Will your errors and omissions policy pay your defense costs?

Inside Counsel

Authored Article


The determination of when an insurer pays defense costs turns on whether the E&O policy is an indemnity or a liability policy

The hypothetical

HealthPayPlus (HPP) designs custom record management systems for large hospital systems. HPP developed a system for Research Hospitals of America (RHA) that HPP promised would revolutionize RHA’s provision of healthcare services and the processing of payments for those services. Despite months of testing, the HPP system crashed just weeks after it went live. RHA filed suit against HPP alleging breach of contract, negligence, and misrepresentation.

HPP has a professional services errors and omissions (E&O) insurance policy that requires its insurer to pay loss. Defense costs are included within the definition of loss. The critical issue for HPP will be the timing of when its insurer must pay defense costs. Must the insurer pay defense costs as the litigation progresses, or only reimburse defense costs HPP has paid after the litigation is concluded and after judgment has been entered against HPP?

Indemnity v. liability

This determination turns on whether the E&O policy is an indemnity or a liability policy. The 3rd Circuit in Little v. MGIC Indem. Corp. described the distinction between indemnity and liability policies as follows:

[U]nder an indemnity policy the insurer is obligated only to reimburse the insured for covered loss that the insured himself has already paid. Under a liability policy, by contrast, the insurer’s obligation to pay arises as soon as the insured incurs liability for the loss; the insured need not pay the loss first.

Given the substantial defense costs HPP will face to defend the RHA litigation, whether its E&O policy is a liability policy will be critical to its bottom line.

“Legally obligated to pay”

As with any insurance coverage issue, the analysis begins with the language of the policy. HPP’s E&O policy defines “loss” to include “Defense costs . . . that an Insured is legally obligated to pay.” The phrase “legally obligated to pay” requires an insurer to pay an insured’s defense costs when those costs are incurred.

Courts have recognized that policies with an immediate payment obligation are liability policies. In Fed. Savs. and Loan Ins. Corp. v. Burdette, thecourt concluded a policy was a liability rather than indemnity policy because “losses are to be paid . . . when there is a legal obligation to pay, rather than after the [insured has] actually paid out under a determination of liability.” In Combs II v. Int’l Ins.

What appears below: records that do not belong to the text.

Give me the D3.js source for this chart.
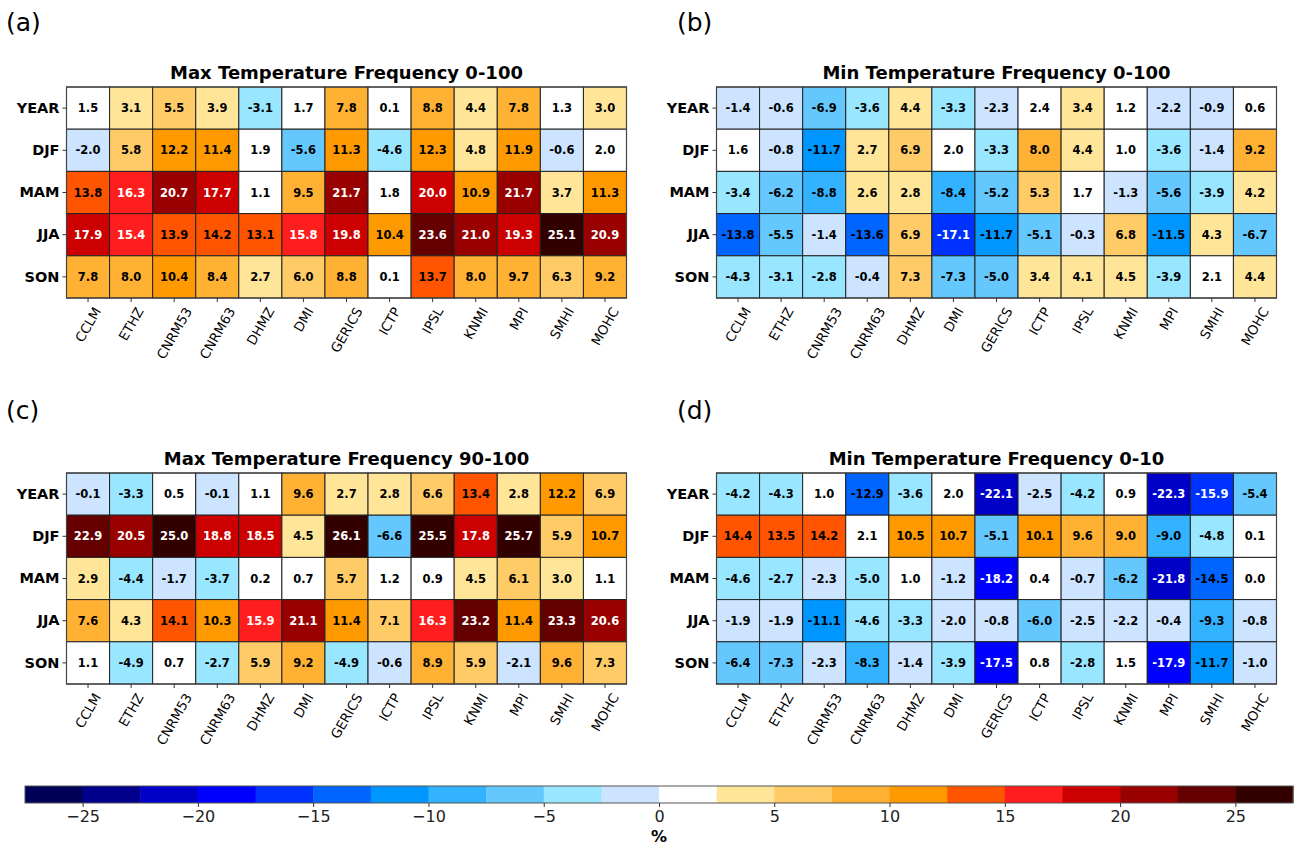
<!DOCTYPE html>
<html>
<head>
<meta charset="utf-8">
<script src="https://cdn.jsdelivr.net/npm/d3@7"></script>
<style>
  body { margin: 0; background: #fff; }
  svg { display: block; }
  text { font-family: "DejaVu Sans", sans-serif; }
</style>
</head>
<body>
<svg id="chart" width="1296" height="848"></svg>
<script>
// ---------- data ----------
const models = ["CCLM","ETHZ","CNRM53","CNRM63","DHMZ","DMI","GERICS","ICTP","IPSL","KNMI","MPI","SMHI","MOHC"];
const seasons = ["YEAR","DJF","MAM","JJA","SON"];

const maxFreq0_100 = [
  [1.5, 3.1, 5.5, 3.9, -3.1, 1.7, 7.8, 0.1, 8.8, 4.4, 7.8, 1.3, 3.0],
  [-2.0, 5.8, 12.2, 11.4, 1.9, -5.6, 11.3, -4.6, 12.3, 4.8, 11.9, -0.6, 2.0],
  [13.8, 16.3, 20.7, 17.7, 1.1, 9.5, 21.7, 1.8, 19.98, 10.9, 21.7, 3.7, 11.3],
  [17.9, 15.4, 13.9, 14.2, 13.1, 15.8, 19.8, 10.4, 23.6, 21.0, 19.3, 25.1, 20.9],
  [7.8, 8.0, 10.4, 8.4, 2.7, 6.0, 8.8, 0.1, 13.7, 8.0, 9.7, 6.3, 9.2]
];
const minFreq0_100 = [
  [-1.4, -0.6, -6.9, -3.6, 4.4, -3.3, -2.3, 2.4, 3.4, 1.2, -2.2, -0.9, 0.6],
  [1.6, -0.8, -11.7, 2.7, 6.9, 2.0, -3.3, 8.0, 4.4, 1.0, -3.6, -1.4, 9.2],
  [-3.4, -6.2, -8.8, 2.6, 2.8, -8.4, -5.2, 5.3, 1.7, -1.3, -5.6, -3.9, 4.2],
  [-13.8, -5.5, -1.4, -13.6, 6.9, -17.1, -11.7, -5.1, -0.3, 6.8, -11.5, 4.3, -6.7],
  [-4.3, -3.1, -2.8, -0.4, 7.3, -7.3, -5.02, 3.4, 4.1, 4.5, -3.9, 2.1, 4.4]
];
const maxFreq90_100 = [
  [-0.1, -3.3, 0.5, -0.1, 1.1, 9.6, 2.7, 2.8, 6.6, 13.4, 2.8, 12.2, 6.9],
  [22.9, 20.5, 25.0, 18.8, 18.5, 4.5, 26.1, -6.6, 25.5, 17.8, 25.7, 5.9, 10.7],
  [2.9, -4.4, -1.7, -3.7, 0.2, 0.7, 5.7, 1.2, 0.9, 4.5, 6.1, 3.0, 1.1],
  [7.6, 4.3, 14.1, 10.3, 15.9, 21.1, 11.4, 7.1, 16.3, 23.2, 11.4, 23.3, 20.6],
  [1.1, -4.9, 0.7, -2.7, 5.9, 9.2, -4.9, -0.6, 8.9, 5.9, -2.1, 9.6, 7.3]
];
const minFreq0_10 = [
  [-4.2, -4.3, 1.0, -12.9, -3.6, 2.0, -22.1, -2.5, -4.2, 0.9, -22.3, -15.9, -5.4],
  [14.4, 13.5, 14.2, 2.1, 10.5, 10.7, -5.1, 10.1, 9.6, 9.0, -9.0, -4.8, 0.1],
  [-4.6, -2.7, -2.3, -5.0, 1.0, -1.2, -18.2, 0.4, -0.7, -6.2, -21.8, -14.5, 0.0],
  [-1.9, -1.9, -11.1, -4.6, -3.3, -2.0, -0.8, -6.0, -2.5, -2.2, -0.4, -9.3, -0.8],
  [-6.4, -7.3, -2.3, -8.3, -1.4, -3.9, -17.52, 0.8, -2.8, 1.5, -17.9, -11.7, -1.0]
];
const panelTitles = ["Max Temperature Frequency 0-100","Min Temperature Frequency 0-100",
                     "Max Temperature Frequency 90-100","Min Temperature Frequency 0-10"];
const panelLetters = ["(a)","(b)","(c)","(d)"];

const colorBounds = [-25,-22.5,-20,-17.5,-15,-12.5,-10,-7.5,-5,-2.5,0,2.5,5,7.5,10,12.5,15,17.5,20,22.5,25];
const colorList = ["#000058","#00008c","#0000c8","#0000ff","#0032ff","#0064ff","#0096ff","#32b2ff",
                   "#64c8ff","#98e6ff","#cce4ff","#ffffff","#ffe598","#ffcb66","#ffb133","#ff9900",
                   "#ff5500","#ff1e1e","#cc0000","#990000","#640000","#330000"];
const cbarTicks = [-25,-20,-15,-10,-5,0,5,10,15,20,25];

// ---------- drawing ----------
const svg = d3.select("#chart");
const color = d3.scaleThreshold().domain(colorBounds).range(colorList);
const datasets = [maxFreq0_100, minFreq0_100, maxFreq90_100, minFreq0_10];

const layout = [
  {x0: 66.5, y0: 87, lx: 6, ly: 31},
  {x0: 716.5, y0: 87, lx: 677, ly: 31},
  {x0: 66.5, y0: 473, lx: 6, ly: 419},
  {x0: 716.5, y0: 473, lx: 677, ly: 419}
];
const W = 560, H = 211;
const ROT = 60, rad = ROT * Math.PI / 180;

datasets.forEach((data, p) => {
  const L = layout[p];
  const g = svg.append("g").attr("transform", `translate(${L.x0},${L.y0})`);
  const x = d3.scaleBand().domain(models).range([0, W]);
  const y = d3.scaleBand().domain(seasons).range([0, H]);

  const cells = [];
  data.forEach((row, i) => row.forEach((v, j) => cells.push({s: seasons[i], m: models[j], v})));

  g.selectAll("rect.cell").data(cells).enter().append("rect")
    .attr("class", "cell")
    .attr("x", d => x(d.m)).attr("y", d => y(d.s))
    .attr("width", x.bandwidth()).attr("height", y.bandwidth())
    .attr("fill", d => color(d.v))
    .attr("stroke", "#222").attr("stroke-width", 1);

  g.selectAll("text.val").data(cells).enter().append("text")
    .attr("class", "val")
    .attr("x", d => x(d.m) + x.bandwidth() / 2)
    .attr("y", d => y(d.s) + y.bandwidth() / 2)
    .attr("dy", "0.36em")
    .attr("text-anchor", "middle")
    .attr("font-size", "11.5px").attr("font-weight", "bold")
    .attr("fill", d => (d.v >= 15 || d.v < -15) ? "#fff" : "#000")
    .text(d => d3.format(".1f")(d.v).replace("−", "-"));

  g.append("rect").attr("x", 0).attr("y", 0).attr("width", W).attr("height", H)
    .attr("fill", "none").attr("stroke", "#444").attr("stroke-width", 1.2);

  // x axis
  const xa = g.append("g").attr("transform", `translate(0,${H})`)
    .call(d3.axisBottom(x).tickSize(4).tickSizeOuter(0));
  xa.select(".domain").remove();
  xa.selectAll("line").attr("stroke", "#333");
  xa.selectAll("text")
    .attr("font-family", "DejaVu Sans").attr("font-size", "13.3px").attr("fill", "#000")
    .attr("text-anchor", "middle")
    .attr("x", 0).attr("y", 0).attr("dy", "0.36em")
    .each(function() {
      const len = this.getComputedTextLength();
      const h = 10;
      const bh = len * Math.sin(rad) + h * Math.cos(rad);
      d3.select(this).attr("transform", `translate(0,${8 + bh / 2}) rotate(${-ROT})`);
    });

  // y axis
  const ya = g.append("g").call(d3.axisLeft(y).tickSize(4).tickSizeOuter(0));
  ya.select(".domain").remove();
  ya.selectAll("line").attr("stroke", "#333");
  ya.selectAll("text")
    .attr("font-family", "DejaVu Sans").attr("font-size", "14.5px").attr("font-weight", "bold")
    .attr("fill", "#000").attr("x", -7);

  // title
  g.append("text").attr("x", W / 2).attr("y", -8)
    .attr("text-anchor", "middle").attr("font-size", "18px").attr("font-weight", "bold")
    .text(panelTitles[p]);

  svg.append("text").attr("x", L.lx).attr("y", L.ly)
    .attr("font-family", "Liberation Sans, Arial, sans-serif").attr("font-size", "25px")
    .text(panelLetters[p]);
});

// ---------- colorbar ----------
const cb = svg.append("g").attr("transform", "translate(0,786)");
const cx = d3.scaleLinear().domain([-27.5, 27.5]).range([25, 1293]);
const cbH = 17;
const bins = d3.range(colorList.length).map(i => ({
  lo: i === 0 ? -27.5 : colorBounds[i - 1],
  hi: i === colorList.length - 1 ? 27.5 : colorBounds[i],
  c: colorList[i]
}));
cb.selectAll("rect.bin").data(bins).enter().append("rect")
  .attr("x", d => cx(d.lo)).attr("width", d => cx(d.hi) - cx(d.lo) + 0.5)
  .attr("y", 0).attr("height", cbH).attr("fill", d => d.c);
cb.append("rect").attr("x", cx(-27.5)).attr("y", 0).attr("width", cx(27.5) - cx(-27.5)).attr("height", cbH)
  .attr("fill", "none").attr("stroke", "#555").attr("stroke-width", 1);
const ca = cb.append("g").attr("transform", `translate(0,${cbH})`)
  .call(d3.axisBottom(cx).tickValues(cbarTicks).tickSize(4).tickFormat(d3.format("d")));
ca.select(".domain").remove();
ca.selectAll("line").attr("stroke", "#333");
ca.selectAll("text").attr("font-family", "DejaVu Sans").attr("font-size", "16px").attr("fill", "#222").attr("dy", "0.75em");
cb.append("text").attr("x", cx(0)).attr("y", 56).attr("text-anchor", "middle")
  .attr("font-size", "16px").attr("font-weight", "bold").text("%");
</script>
</body>
</html>
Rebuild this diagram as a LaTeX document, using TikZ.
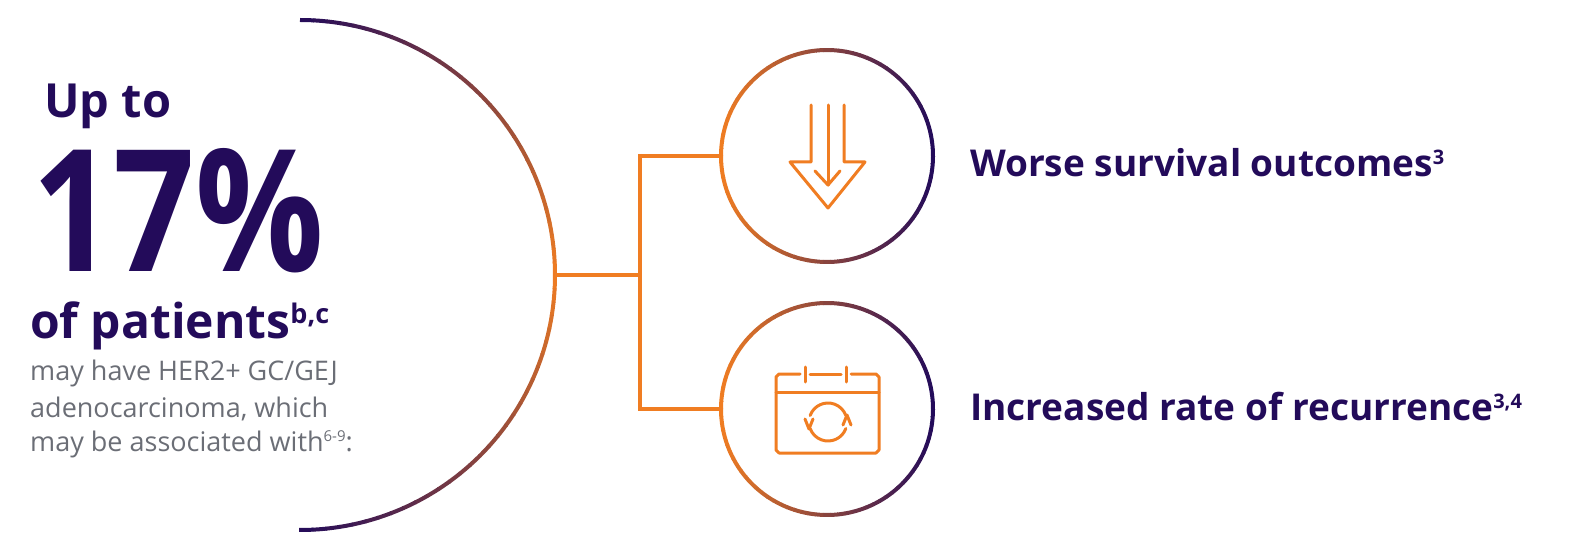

Co., the 6th Circuit ruled that a liability policy requires the insurer “to pay these costs when the insureds are legally obligated to pay them, i.e., when the costs are incurred, and not . . . when the lawsuit is finally disposed of and [the insurer] has determined that the claims were covered.”

“Shall reimburse”

In contrast to the liability language above, an indemnity policy would only require the insurer to reimburse defense costs that HPP expended if, and when, the litigation was resolved and HPP was found liable. For example, in Vitkus v. Beatrice Co., the insurer had no duty to pay defense costs incurred by the insured until the underlying litigation was resolved because the policy stated that insurers “shall reimburse costs, charges and expenses only upon the final disposition of any claim.” Similarly, in Save Mart Supermarkets v. Underwriters at Lloyd’s London, the policy at issue provided: “[w]hen it has been determined that Underwriters are liable under this Insurance, Underwriters shall thereafter promptly reimburse the Assured for all payments.” Based on this language, the court held the insurer only had “an obligation to pay defense costs as a portion of ultimate net loss only if and when there is a determination that the underlying action is covered under the Policy.”


Liability policies protect insureds from the financial harm they would experience if the insurer did not pay the cost of defense. Courts have explained that “to hold otherwise would not provide insureds with protection from financial harm that insurance policies are presumed to give.” For HPP, or any insured, facing staggering defense costs, it is critical that its E&O policies are liability not indemnity policies. The issues discussed here may also be applicable to many directors and officers insurance policies.

Republished with permission. This article first appeared in Inside Counsel on May 29, 2014.